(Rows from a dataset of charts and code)
/---

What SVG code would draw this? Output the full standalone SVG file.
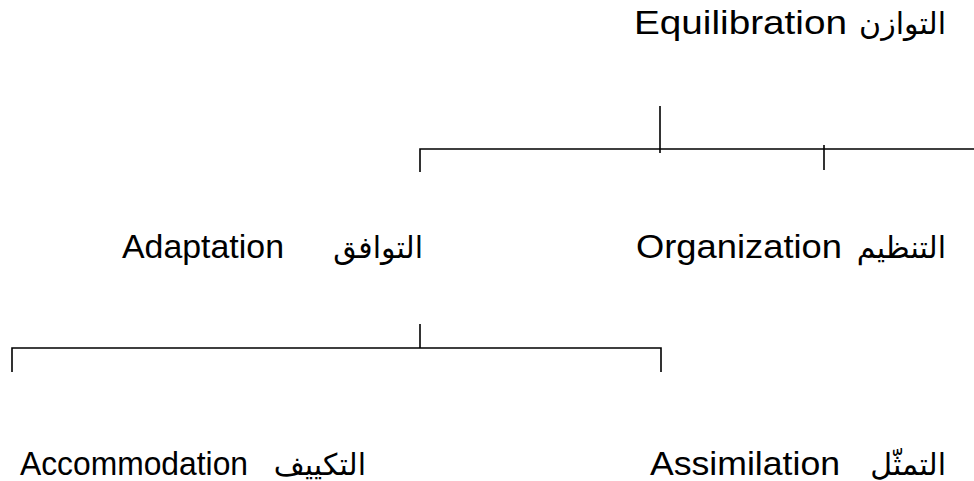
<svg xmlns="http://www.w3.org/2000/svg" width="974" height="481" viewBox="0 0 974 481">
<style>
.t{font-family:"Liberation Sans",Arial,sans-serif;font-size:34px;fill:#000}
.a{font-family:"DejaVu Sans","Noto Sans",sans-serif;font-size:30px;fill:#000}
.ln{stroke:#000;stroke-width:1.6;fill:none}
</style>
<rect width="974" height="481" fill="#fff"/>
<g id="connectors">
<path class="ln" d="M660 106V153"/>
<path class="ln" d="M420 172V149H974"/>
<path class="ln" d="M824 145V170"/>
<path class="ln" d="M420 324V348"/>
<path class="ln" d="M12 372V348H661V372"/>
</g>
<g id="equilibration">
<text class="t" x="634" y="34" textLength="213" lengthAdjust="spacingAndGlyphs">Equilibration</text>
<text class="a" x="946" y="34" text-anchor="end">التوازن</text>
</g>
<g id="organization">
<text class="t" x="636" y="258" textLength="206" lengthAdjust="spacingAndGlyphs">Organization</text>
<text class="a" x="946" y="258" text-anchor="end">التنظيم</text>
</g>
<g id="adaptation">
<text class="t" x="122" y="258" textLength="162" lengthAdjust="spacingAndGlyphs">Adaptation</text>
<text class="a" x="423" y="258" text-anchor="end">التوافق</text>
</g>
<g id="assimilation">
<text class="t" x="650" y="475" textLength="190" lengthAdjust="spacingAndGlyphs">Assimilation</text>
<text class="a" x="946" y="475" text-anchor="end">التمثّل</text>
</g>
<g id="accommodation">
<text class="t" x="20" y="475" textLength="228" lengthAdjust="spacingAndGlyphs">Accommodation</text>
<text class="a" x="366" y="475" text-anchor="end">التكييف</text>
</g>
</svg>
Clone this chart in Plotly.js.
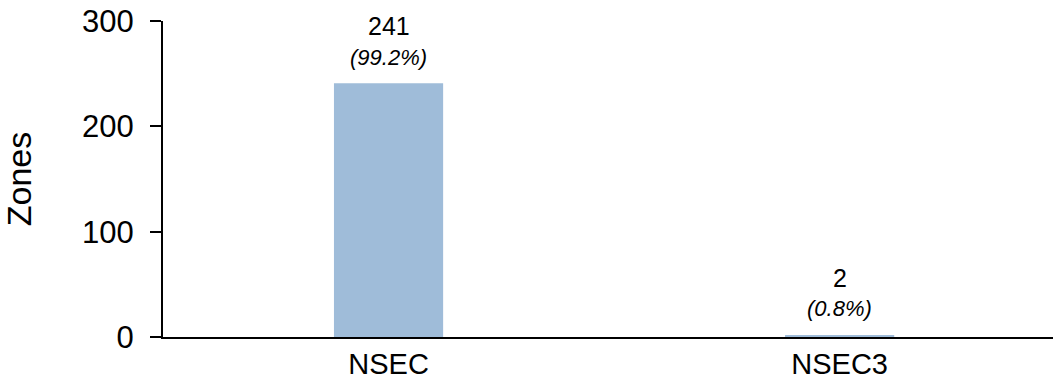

\---
/---

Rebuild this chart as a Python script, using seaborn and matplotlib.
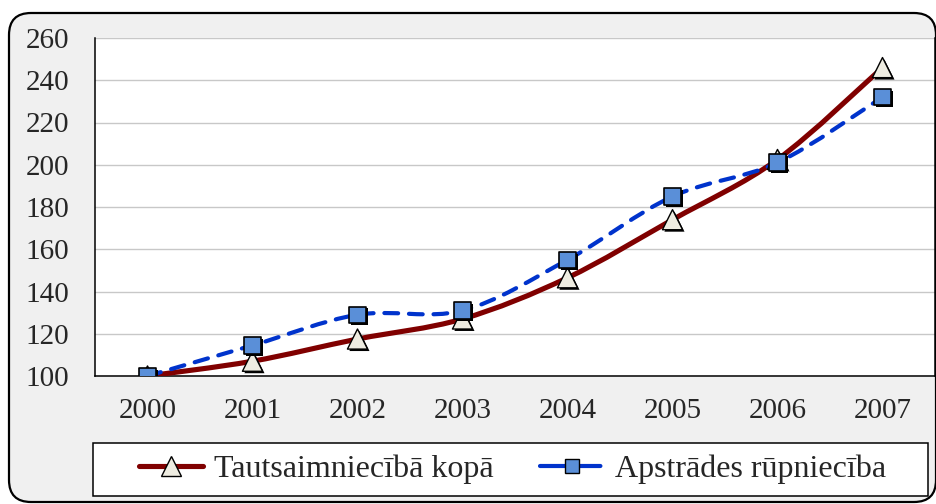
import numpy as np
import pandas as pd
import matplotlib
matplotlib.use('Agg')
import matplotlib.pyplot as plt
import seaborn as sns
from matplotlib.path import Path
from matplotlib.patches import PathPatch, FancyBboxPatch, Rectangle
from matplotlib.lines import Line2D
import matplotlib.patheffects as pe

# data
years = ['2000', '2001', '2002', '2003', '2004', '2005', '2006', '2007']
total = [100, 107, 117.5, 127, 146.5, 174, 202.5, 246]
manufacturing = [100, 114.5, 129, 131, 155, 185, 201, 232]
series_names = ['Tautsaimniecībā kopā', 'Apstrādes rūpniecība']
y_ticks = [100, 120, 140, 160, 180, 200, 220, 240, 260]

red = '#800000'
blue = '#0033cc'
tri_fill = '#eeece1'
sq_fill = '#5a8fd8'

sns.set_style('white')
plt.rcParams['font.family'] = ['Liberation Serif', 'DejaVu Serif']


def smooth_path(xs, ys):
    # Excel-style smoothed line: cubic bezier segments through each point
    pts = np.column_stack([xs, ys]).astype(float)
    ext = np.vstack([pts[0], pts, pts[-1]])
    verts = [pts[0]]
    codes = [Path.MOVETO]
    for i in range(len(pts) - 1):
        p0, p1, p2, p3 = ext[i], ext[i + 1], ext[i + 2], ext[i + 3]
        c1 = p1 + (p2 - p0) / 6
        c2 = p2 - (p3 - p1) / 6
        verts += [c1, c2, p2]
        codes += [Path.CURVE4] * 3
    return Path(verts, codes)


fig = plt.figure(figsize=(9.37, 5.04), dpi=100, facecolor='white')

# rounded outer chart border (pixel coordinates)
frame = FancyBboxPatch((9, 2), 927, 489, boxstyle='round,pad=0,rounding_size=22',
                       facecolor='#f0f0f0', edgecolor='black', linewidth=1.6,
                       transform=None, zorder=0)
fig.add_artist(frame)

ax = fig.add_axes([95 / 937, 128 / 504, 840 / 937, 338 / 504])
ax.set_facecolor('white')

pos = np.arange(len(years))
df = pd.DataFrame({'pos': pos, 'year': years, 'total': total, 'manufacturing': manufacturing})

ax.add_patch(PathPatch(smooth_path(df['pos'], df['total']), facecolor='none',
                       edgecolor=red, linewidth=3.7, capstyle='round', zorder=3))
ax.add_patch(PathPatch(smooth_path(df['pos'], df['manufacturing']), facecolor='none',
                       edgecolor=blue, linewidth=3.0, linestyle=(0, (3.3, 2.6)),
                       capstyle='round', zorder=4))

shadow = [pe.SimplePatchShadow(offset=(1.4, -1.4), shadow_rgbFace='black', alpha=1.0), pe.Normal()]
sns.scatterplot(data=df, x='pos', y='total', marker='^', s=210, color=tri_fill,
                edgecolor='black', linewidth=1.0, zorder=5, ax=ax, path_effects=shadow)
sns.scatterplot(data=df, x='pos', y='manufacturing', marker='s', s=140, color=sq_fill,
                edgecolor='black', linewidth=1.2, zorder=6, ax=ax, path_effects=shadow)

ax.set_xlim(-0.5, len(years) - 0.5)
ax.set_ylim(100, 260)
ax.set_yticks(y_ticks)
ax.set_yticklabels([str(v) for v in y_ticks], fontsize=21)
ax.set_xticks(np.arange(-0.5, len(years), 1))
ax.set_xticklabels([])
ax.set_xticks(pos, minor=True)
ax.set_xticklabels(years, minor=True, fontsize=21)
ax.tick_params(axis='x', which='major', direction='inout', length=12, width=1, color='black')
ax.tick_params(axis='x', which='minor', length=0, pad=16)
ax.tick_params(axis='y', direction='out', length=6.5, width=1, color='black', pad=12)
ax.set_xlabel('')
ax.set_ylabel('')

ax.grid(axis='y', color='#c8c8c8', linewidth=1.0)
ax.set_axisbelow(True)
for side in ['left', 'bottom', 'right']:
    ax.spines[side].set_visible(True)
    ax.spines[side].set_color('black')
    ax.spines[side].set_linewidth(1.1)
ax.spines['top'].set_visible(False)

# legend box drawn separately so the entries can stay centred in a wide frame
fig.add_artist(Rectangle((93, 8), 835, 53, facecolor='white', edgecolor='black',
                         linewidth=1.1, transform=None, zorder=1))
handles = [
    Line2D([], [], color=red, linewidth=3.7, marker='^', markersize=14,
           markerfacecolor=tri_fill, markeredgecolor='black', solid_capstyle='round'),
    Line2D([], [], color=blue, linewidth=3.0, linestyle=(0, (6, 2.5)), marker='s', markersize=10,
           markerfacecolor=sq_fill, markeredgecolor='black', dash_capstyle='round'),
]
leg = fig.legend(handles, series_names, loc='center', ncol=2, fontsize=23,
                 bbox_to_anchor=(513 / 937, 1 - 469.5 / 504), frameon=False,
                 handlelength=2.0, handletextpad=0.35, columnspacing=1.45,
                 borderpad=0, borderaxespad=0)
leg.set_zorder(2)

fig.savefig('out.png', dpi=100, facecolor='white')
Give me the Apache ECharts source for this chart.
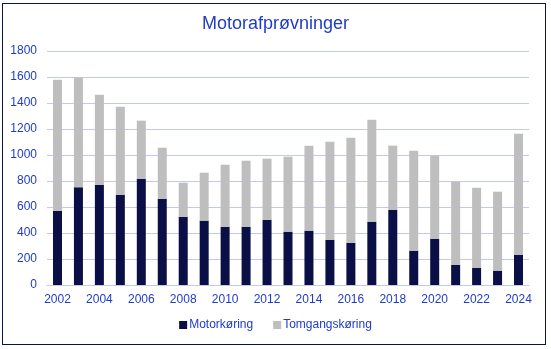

\---
/---

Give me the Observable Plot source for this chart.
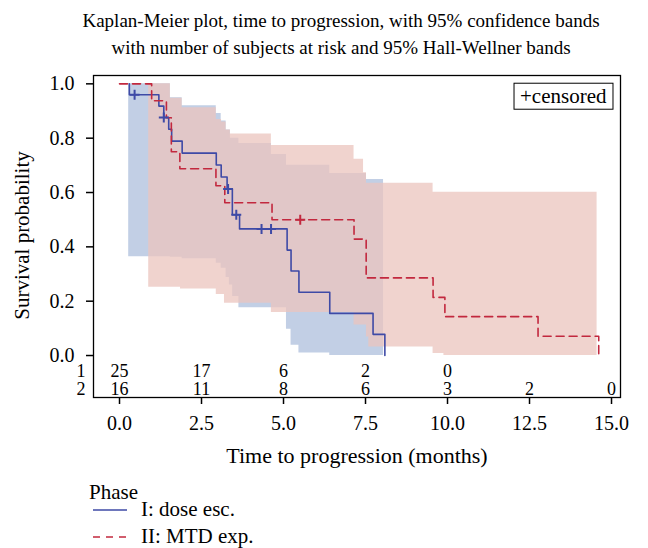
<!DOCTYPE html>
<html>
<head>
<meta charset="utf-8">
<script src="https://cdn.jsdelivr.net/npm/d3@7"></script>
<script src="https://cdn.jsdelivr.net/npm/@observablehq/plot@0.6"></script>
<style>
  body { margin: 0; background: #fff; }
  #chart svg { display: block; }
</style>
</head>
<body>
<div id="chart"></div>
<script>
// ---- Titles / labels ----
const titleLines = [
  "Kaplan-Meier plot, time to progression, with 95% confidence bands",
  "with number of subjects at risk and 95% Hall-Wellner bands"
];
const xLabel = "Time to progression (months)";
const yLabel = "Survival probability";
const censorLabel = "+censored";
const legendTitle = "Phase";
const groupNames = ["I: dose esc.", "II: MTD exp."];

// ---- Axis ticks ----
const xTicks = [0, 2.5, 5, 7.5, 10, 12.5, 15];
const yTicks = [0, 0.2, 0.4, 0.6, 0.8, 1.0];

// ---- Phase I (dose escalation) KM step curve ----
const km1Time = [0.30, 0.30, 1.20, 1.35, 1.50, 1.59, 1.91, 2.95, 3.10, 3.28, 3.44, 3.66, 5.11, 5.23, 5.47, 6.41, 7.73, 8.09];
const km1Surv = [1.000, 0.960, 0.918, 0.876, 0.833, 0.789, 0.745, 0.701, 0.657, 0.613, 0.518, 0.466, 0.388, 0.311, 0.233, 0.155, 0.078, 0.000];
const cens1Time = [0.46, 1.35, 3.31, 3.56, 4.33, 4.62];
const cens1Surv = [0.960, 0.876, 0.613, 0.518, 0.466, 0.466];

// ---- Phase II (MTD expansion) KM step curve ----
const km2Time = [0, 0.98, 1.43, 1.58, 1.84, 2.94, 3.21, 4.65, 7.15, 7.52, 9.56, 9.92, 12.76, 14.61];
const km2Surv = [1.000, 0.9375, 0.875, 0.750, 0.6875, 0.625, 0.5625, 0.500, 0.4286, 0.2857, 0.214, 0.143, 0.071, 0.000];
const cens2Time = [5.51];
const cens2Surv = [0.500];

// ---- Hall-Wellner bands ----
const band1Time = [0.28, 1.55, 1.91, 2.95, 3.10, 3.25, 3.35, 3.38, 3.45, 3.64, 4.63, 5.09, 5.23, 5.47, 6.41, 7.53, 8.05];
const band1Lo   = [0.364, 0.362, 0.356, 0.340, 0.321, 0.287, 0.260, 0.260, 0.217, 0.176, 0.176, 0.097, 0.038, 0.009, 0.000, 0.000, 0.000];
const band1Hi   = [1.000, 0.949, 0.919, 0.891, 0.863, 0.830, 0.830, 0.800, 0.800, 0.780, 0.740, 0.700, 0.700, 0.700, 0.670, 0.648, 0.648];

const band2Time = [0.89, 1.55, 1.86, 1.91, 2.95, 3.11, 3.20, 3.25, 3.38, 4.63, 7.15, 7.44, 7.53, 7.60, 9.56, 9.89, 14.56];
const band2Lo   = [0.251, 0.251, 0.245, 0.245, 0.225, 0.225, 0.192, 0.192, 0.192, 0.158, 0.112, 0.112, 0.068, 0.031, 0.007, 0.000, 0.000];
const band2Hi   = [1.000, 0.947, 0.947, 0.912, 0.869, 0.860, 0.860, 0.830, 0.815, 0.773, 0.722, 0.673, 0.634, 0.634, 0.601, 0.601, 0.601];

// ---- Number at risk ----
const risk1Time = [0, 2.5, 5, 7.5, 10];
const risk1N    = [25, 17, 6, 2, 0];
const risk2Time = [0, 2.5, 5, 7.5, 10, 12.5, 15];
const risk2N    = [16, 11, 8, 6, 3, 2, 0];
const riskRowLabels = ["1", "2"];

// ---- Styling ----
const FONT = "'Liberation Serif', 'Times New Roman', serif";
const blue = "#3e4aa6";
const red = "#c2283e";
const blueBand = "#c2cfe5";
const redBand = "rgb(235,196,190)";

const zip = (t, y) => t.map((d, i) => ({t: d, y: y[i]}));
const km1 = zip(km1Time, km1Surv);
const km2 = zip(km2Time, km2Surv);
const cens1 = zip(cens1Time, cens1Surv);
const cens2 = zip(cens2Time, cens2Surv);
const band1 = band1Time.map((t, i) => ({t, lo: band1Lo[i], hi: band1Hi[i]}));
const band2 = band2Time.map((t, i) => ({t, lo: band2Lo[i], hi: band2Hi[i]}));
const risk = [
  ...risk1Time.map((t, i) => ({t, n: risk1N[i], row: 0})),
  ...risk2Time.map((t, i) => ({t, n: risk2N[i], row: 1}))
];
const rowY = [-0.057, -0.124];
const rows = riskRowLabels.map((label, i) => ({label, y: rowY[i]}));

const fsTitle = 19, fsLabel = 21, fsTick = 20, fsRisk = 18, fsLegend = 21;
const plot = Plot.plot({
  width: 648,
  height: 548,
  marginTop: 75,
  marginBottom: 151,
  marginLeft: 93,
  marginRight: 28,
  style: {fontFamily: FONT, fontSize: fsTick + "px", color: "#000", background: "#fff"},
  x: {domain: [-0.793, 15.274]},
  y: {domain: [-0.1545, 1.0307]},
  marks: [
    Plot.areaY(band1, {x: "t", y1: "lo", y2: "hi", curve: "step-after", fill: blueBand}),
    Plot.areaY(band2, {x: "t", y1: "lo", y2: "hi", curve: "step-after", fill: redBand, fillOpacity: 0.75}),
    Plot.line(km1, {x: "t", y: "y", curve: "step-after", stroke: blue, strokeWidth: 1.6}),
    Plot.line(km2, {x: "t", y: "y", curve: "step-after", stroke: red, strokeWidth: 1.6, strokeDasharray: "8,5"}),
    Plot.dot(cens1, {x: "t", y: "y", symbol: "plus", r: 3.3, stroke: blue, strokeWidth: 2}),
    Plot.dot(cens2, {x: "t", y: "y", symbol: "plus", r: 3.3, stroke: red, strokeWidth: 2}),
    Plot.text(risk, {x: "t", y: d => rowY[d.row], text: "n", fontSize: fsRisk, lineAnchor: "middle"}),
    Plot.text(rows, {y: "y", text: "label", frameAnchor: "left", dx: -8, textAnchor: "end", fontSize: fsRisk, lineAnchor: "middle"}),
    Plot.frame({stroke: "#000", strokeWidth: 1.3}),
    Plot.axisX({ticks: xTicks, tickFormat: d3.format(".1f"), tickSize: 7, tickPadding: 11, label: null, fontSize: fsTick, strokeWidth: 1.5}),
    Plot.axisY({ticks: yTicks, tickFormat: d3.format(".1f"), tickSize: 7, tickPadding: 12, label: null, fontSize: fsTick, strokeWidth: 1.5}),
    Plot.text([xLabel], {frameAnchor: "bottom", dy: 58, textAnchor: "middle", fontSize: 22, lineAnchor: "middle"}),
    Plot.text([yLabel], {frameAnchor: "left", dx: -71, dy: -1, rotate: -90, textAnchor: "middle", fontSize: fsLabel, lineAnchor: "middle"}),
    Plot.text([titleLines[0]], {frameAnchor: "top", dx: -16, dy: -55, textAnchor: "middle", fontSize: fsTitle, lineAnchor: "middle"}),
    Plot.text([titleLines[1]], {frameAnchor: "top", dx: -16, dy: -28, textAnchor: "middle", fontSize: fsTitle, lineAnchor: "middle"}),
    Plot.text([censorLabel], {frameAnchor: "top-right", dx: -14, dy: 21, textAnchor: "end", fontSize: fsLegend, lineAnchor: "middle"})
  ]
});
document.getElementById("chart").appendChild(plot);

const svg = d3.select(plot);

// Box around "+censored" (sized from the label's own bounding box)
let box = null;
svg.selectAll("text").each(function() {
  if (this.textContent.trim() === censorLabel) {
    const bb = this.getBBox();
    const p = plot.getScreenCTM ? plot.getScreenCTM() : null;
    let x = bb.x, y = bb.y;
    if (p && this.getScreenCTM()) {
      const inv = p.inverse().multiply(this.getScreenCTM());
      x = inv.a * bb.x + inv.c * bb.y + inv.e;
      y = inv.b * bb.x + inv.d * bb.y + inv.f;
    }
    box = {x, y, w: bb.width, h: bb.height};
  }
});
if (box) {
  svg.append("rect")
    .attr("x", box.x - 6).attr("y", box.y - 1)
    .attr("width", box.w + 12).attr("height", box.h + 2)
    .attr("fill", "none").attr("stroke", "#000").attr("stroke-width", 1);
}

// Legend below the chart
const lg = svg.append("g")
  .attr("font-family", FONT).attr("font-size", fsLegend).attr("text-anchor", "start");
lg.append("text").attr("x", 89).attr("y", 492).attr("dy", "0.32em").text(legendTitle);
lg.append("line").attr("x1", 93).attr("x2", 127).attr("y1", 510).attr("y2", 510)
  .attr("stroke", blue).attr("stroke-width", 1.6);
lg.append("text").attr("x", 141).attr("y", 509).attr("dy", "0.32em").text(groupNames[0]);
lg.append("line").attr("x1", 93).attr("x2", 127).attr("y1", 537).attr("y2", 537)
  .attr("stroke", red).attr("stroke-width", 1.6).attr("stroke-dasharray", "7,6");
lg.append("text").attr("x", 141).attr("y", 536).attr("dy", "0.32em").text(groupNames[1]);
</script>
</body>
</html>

\---

* _What the task asks_
Make an exact copy of only the lines from the one with "Give me the Observable" through the one with "const yTicks = [0, 0.2, 0.4, 0.6, 0.8, 1.0];". Pictures don't belong in it.

* _Solution to this problem_
Give me the Observable Plot source for this chart.
<!DOCTYPE html>
<html>
<head>
<meta charset="utf-8">
<script src="https://cdn.jsdelivr.net/npm/d3@7"></script>
<script src="https://cdn.jsdelivr.net/npm/@observablehq/plot@0.6"></script>
<style>
  body { margin: 0; background: #fff; }
  #chart svg { display: block; }
</style>
</head>
<body>
<div id="chart"></div>
<script>
// ---- Titles / labels ----
const titleLines = [
  "Kaplan-Meier plot, time to progression, with 95% confidence bands",
  "with number of subjects at risk and 95% Hall-Wellner bands"
];
const xLabel = "Time to progression (months)";
const yLabel = "Survival probability";
const censorLabel = "+censored";
const legendTitle = "Phase";
const groupNames = ["I: dose esc.", "II: MTD exp."];

// ---- Axis ticks ----
const xTicks = [0, 2.5, 5, 7.5, 10, 12.5, 15];
const yTicks = [0, 0.2, 0.4, 0.6, 0.8, 1.0];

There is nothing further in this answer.